_What to produce_: Would you transcribe all of the data exactly, down to the last character?

_Data segment_:

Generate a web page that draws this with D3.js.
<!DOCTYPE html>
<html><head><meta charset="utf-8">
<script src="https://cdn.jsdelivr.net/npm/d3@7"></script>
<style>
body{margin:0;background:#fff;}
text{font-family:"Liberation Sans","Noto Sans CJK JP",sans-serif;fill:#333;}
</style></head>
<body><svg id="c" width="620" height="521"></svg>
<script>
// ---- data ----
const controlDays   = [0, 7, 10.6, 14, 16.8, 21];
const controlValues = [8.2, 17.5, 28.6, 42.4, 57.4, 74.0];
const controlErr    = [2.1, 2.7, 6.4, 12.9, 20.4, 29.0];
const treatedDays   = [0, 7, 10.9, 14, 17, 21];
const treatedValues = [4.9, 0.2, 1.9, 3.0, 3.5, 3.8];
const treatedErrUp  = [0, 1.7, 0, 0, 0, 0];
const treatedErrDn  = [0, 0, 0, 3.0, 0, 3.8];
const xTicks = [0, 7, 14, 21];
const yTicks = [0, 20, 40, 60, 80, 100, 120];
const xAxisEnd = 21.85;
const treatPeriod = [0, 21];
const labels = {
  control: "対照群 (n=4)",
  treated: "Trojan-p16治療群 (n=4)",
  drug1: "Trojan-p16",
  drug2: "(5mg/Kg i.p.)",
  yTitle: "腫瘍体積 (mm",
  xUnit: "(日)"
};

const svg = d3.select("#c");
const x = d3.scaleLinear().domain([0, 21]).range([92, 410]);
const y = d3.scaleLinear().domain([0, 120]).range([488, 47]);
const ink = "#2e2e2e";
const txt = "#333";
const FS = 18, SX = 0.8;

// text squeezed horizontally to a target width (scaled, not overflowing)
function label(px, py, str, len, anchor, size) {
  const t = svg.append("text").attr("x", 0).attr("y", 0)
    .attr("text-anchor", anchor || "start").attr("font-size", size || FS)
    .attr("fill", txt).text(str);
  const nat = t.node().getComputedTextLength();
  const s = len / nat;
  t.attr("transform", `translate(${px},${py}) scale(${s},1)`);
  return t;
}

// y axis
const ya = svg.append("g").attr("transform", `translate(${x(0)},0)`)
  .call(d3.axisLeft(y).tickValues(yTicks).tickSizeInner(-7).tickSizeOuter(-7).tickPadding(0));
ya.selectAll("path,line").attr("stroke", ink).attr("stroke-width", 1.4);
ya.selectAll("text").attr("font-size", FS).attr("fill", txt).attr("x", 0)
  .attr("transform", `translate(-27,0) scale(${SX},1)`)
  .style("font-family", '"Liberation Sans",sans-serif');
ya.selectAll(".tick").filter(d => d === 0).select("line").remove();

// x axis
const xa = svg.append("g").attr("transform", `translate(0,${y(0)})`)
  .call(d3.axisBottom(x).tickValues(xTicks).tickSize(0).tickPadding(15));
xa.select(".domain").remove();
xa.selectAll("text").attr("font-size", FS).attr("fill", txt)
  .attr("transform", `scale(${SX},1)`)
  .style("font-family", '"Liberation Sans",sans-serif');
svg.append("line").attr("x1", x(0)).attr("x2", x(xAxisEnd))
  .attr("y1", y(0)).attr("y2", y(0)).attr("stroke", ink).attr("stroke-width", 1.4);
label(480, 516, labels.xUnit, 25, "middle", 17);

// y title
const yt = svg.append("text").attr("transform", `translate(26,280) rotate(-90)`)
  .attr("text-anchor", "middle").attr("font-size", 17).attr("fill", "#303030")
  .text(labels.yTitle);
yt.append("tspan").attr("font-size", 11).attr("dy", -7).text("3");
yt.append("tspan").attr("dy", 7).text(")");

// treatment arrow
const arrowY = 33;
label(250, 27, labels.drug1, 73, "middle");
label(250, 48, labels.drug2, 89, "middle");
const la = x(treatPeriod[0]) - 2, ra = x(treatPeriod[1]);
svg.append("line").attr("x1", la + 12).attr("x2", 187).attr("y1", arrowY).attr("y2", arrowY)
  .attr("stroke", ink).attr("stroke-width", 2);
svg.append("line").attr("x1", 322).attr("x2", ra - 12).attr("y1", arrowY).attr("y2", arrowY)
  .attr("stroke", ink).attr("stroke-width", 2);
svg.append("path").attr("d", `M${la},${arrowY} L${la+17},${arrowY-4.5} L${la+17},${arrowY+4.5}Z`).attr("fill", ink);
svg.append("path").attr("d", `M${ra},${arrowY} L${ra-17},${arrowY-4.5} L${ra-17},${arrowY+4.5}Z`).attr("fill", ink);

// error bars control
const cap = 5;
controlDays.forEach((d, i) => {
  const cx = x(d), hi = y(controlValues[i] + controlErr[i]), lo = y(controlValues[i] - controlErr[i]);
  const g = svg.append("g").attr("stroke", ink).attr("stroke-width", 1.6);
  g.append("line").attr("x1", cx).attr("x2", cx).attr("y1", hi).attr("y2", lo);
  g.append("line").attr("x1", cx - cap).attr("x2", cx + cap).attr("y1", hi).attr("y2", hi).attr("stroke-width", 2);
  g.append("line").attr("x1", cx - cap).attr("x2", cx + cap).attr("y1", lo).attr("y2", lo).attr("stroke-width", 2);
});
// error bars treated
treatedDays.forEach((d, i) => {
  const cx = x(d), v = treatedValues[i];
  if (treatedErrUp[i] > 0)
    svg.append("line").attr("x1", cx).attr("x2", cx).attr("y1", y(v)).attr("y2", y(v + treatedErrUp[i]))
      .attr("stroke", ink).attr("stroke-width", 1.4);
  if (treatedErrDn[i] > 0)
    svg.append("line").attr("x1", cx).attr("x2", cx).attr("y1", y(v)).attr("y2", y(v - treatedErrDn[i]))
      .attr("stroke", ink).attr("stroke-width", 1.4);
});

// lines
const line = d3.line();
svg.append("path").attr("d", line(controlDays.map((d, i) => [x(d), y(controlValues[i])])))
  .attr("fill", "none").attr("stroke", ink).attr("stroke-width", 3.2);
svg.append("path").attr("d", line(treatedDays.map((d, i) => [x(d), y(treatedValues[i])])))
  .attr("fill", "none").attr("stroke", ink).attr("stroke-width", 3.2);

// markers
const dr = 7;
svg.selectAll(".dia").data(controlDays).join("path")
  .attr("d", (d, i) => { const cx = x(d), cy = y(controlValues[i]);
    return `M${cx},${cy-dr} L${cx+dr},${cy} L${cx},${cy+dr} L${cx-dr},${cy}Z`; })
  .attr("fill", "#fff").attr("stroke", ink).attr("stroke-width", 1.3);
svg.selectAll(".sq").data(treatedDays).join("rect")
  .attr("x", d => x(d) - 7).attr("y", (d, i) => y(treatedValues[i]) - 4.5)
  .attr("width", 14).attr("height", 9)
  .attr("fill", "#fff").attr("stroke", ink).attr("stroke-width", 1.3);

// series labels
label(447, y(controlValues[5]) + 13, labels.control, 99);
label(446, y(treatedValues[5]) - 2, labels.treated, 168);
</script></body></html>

_Solution to this task_:
Generate a web page that draws this with D3.js.
<!DOCTYPE html>
<html><head><meta charset="utf-8">
<script src="https://cdn.jsdelivr.net/npm/d3@7"></script>
<style>
body{margin:0;background:#fff;}
text{font-family:"Liberation Sans","Noto Sans CJK JP",sans-serif;fill:#333;}
</style></head>
<body><svg id="c" width="620" height="521"></svg>
<script>
// ---- data ----
const controlDays   = [0, 7, 10.6, 14, 16.8, 21];
const controlValues = [8.2, 17.5, 28.6, 42.4, 57.4, 74.0];
const controlErr    = [2.1, 2.7, 6.4, 12.9, 20.4, 29.0];
const treatedDays   = [0, 7, 10.9, 14, 17, 21];
const treatedValues = [4.9, 0.2, 1.9, 3.0, 3.5, 3.8];
const treatedErrUp  = [0, 1.7, 0, 0, 0, 0];
const treatedErrDn  = [0, 0, 0, 3.0, 0, 3.8];
const xTicks = [0, 7, 14, 21];
const yTicks = [0, 20, 40, 60, 80, 100, 120];
const xAxisEnd = 21.85;
const treatPeriod = [0, 21];
const labels = {
  control: "対照群 (n=4)",
  treated: "Trojan-p16治療群 (n=4)",
  drug1: "Trojan-p16",
  drug2: "(5mg/Kg i.p.)",
  yTitle: "腫瘍体積 (mm",
  xUnit: "(日)"
};

const svg = d3.select("#c");
const x = d3.scaleLinear().domain([0, 21]).range([92, 410]);
const y = d3.scaleLinear().domain([0, 120]).range([488, 47]);
const ink = "#2e2e2e";
const txt = "#333";
const FS = 18, SX = 0.8;

// text squeezed horizontally to a target width (scaled, not overflowing)
function label(px, py, str, len, anchor, size) {
  const t = svg.append("text").attr("x", 0).attr("y", 0)
    .attr("text-anchor", anchor || "start").attr("font-size", size || FS)
    .attr("fill", txt).text(str);
  const nat = t.node().getComputedTextLength();
  const s = len / nat;
  t.attr("transform", `translate(${px},${py}) scale(${s},1)`);
  return t;
}

// y axis
const ya = svg.append("g").attr("transform", `translate(${x(0)},0)`)
  .call(d3.axisLeft(y).tickValues(yTicks).tickSizeInner(-7).tickSizeOuter(-7).tickPadding(0));
ya.selectAll("path,line").attr("stroke", ink).attr("stroke-width", 1.4);
ya.selectAll("text").attr("font-size", FS).attr("fill", txt).attr("x", 0)
  .attr("transform", `translate(-27,0) scale(${SX},1)`)
  .style("font-family", '"Liberation Sans",sans-serif');
ya.selectAll(".tick").filter(d => d === 0).select("line").remove();

// x axis
const xa = svg.append("g").attr("transform", `translate(0,${y(0)})`)
  .call(d3.axisBottom(x).tickValues(xTicks).tickSize(0).tickPadding(15));
xa.select(".domain").remove();
xa.selectAll("text").attr("font-size", FS).attr("fill", txt)
  .attr("transform", `scale(${SX},1)`)
  .style("font-family", '"Liberation Sans",sans-serif');
svg.append("line").attr("x1", x(0)).attr("x2", x(xAxisEnd))
  .attr("y1", y(0)).attr("y2", y(0)).attr("stroke", ink).attr("stroke-width", 1.4);
label(480, 516, labels.xUnit, 25, "middle", 17);

// y title
const yt = svg.append("text").attr("transform", `translate(26,280) rotate(-90)`)
  .attr("text-anchor", "middle").attr("font-size", 17).attr("fill", "#303030")
  .text(labels.yTitle);
yt.append("tspan").attr("font-size", 11).attr("dy", -7).text("3");
yt.append("tspan").attr("dy", 7).text(")");

// treatment arrow
const arrowY = 33;
label(250, 27, labels.drug1, 73, "middle");
label(250, 48, labels.drug2, 89, "middle");
const la = x(treatPeriod[0]) - 2, ra = x(treatPeriod[1]);
svg.append("line").attr("x1", la + 12).attr("x2", 187).attr("y1", arrowY).attr("y2", arrowY)
  .attr("stroke", ink).attr("stroke-width", 2);
svg.append("line").attr("x1", 322).attr("x2", ra - 12).attr("y1", arrowY).attr("y2", arrowY)
  .attr("stroke", ink).attr("stroke-width", 2);
svg.append("path").attr("d", `M${la},${arrowY} L${la+17},${arrowY-4.5} L${la+17},${arrowY+4.5}Z`).attr("fill", ink);
svg.append("path").attr("d", `M${ra},${arrowY} L${ra-17},${arrowY-4.5} L${ra-17},${arrowY+4.5}Z`).attr("fill", ink);

// error bars control
const cap = 5;
controlDays.forEach((d, i) => {
  const cx = x(d), hi = y(controlValues[i] + controlErr[i]), lo = y(controlValues[i] - controlErr[i]);
  const g = svg.append("g").attr("stroke", ink).attr("stroke-width", 1.6);
  g.append("line").attr("x1", cx).attr("x2", cx).attr("y1", hi).attr("y2", lo);
  g.append("line").attr("x1", cx - cap).attr("x2", cx + cap).attr("y1", hi).attr("y2", hi).attr("stroke-width", 2);
  g.append("line").attr("x1", cx - cap).attr("x2", cx + cap).attr("y1", lo).attr("y2", lo).attr("stroke-width", 2);
});
// error bars treated
treatedDays.forEach((d, i) => {
  const cx = x(d), v = treatedValues[i];
  if (treatedErrUp[i] > 0)
    svg.append("line").attr("x1", cx).attr("x2", cx).attr("y1", y(v)).attr("y2", y(v + treatedErrUp[i]))
      .attr("stroke", ink).attr("stroke-width", 1.4);
  if (treatedErrDn[i] > 0)
    svg.append("line").attr("x1", cx).attr("x2", cx).attr("y1", y(v)).attr("y2", y(v - treatedErrDn[i]))
      .attr("stroke", ink).attr("stroke-width", 1.4);
});

// lines
const line = d3.line();
svg.append("path").attr("d", line(controlDays.map((d, i) => [x(d), y(controlValues[i])])))
  .attr("fill", "none").attr("stroke", ink).attr("stroke-width", 3.2);
svg.append("path").attr("d", line(treatedDays.map((d, i) => [x(d), y(treatedValues[i])])))
  .attr("fill", "none").attr("stroke", ink).attr("stroke-width", 3.2);

// markers
const dr = 7;
svg.selectAll(".dia").data(controlDays).join("path")
  .attr("d", (d, i) => { const cx = x(d), cy = y(controlValues[i]);
    return `M${cx},${cy-dr} L${cx+dr},${cy} L${cx},${cy+dr} L${cx-dr},${cy}Z`; })
  .attr("fill", "#fff").attr("stroke", ink).attr("stroke-width", 1.3);
svg.selectAll(".sq").data(treatedDays).join("rect")
  .attr("x", d => x(d) - 7).attr("y", (d, i) => y(treatedValues[i]) - 4.5)
  .attr("width", 14).attr("height", 9)
  .attr("fill", "#fff").attr("stroke", ink).attr("stroke-width", 1.3);

// series labels
label(447, y(controlValues[5]) + 13, labels.control, 99);
label(446, y(treatedValues[5]) - 2, labels.treated, 168);
</script></body></html>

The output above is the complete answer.